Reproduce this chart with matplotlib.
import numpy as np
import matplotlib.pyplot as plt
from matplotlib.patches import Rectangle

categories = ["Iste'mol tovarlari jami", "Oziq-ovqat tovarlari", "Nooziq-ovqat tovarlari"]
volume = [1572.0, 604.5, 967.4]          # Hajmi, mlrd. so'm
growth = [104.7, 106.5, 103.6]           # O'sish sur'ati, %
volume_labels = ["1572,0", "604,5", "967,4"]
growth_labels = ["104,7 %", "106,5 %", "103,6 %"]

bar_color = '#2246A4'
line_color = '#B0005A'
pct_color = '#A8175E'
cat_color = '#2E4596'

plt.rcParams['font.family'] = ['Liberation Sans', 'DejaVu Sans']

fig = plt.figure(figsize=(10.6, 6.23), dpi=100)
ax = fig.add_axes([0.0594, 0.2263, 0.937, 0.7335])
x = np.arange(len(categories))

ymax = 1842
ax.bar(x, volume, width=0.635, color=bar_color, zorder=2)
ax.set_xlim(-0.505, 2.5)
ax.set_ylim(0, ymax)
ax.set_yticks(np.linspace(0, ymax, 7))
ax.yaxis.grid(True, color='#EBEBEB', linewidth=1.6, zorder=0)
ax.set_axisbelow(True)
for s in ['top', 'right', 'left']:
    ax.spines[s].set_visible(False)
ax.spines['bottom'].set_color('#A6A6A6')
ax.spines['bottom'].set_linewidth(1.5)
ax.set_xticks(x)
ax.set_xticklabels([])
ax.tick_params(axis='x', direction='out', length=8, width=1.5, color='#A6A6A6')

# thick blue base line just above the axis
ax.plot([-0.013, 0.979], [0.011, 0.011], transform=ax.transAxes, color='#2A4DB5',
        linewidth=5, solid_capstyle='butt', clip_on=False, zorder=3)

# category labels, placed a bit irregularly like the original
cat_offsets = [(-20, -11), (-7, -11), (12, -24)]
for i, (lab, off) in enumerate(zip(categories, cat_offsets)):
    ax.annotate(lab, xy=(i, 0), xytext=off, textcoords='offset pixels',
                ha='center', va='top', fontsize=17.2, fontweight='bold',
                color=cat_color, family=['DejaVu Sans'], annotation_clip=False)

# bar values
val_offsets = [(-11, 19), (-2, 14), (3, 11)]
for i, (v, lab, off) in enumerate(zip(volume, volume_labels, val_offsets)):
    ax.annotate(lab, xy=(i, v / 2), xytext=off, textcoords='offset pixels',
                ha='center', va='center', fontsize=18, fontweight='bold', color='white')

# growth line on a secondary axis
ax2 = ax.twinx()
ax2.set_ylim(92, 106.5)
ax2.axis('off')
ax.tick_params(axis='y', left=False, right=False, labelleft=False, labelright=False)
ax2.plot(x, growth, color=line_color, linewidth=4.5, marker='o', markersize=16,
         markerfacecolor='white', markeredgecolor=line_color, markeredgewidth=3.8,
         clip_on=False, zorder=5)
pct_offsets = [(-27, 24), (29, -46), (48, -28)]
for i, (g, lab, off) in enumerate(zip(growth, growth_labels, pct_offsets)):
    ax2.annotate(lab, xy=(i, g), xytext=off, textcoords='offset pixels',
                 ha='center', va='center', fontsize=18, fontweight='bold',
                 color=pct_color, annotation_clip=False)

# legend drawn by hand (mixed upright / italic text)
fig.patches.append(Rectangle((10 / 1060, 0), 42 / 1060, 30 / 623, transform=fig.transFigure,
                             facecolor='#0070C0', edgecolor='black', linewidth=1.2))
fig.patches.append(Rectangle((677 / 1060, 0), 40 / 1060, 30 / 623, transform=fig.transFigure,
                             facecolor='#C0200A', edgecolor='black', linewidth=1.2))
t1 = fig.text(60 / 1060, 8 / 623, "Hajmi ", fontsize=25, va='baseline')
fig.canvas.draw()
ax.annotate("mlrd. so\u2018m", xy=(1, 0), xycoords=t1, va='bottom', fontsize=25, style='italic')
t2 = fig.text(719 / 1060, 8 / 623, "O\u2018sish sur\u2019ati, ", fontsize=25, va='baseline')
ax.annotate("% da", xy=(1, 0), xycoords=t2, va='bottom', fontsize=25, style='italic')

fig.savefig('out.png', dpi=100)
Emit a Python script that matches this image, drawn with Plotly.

------------------------------------

### Problem statement
Return exactly the lines from the beginning of the data above through the one containing "length=8, width=1.5, color='#A6A6A6')", please. Include both end lines and add nothing else.

### Task output
Reproduce this chart with matplotlib.
import numpy as np
import matplotlib.pyplot as plt
from matplotlib.patches import Rectangle

categories = ["Iste'mol tovarlari jami", "Oziq-ovqat tovarlari", "Nooziq-ovqat tovarlari"]
volume = [1572.0, 604.5, 967.4]          # Hajmi, mlrd. so'm
growth = [104.7, 106.5, 103.6]           # O'sish sur'ati, %
volume_labels = ["1572,0", "604,5", "967,4"]
growth_labels = ["104,7 %", "106,5 %", "103,6 %"]

bar_color = '#2246A4'
line_color = '#B0005A'
pct_color = '#A8175E'
cat_color = '#2E4596'

plt.rcParams['font.family'] = ['Liberation Sans', 'DejaVu Sans']

fig = plt.figure(figsize=(10.6, 6.23), dpi=100)
ax = fig.add_axes([0.0594, 0.2263, 0.937, 0.7335])
x = np.arange(len(categories))

ymax = 1842
ax.bar(x, volume, width=0.635, color=bar_color, zorder=2)
ax.set_xlim(-0.505, 2.5)
ax.set_ylim(0, ymax)
ax.set_yticks(np.linspace(0, ymax, 7))
ax.yaxis.grid(True, color='#EBEBEB', linewidth=1.6, zorder=0)
ax.set_axisbelow(True)
for s in ['top', 'right', 'left']:
    ax.spines[s].set_visible(False)
ax.spines['bottom'].set_color('#A6A6A6')
ax.spines['bottom'].set_linewidth(1.5)
ax.set_xticks(x)
ax.set_xticklabels([])
ax.tick_params(axis='x', direction='out', length=8, width=1.5, color='#A6A6A6')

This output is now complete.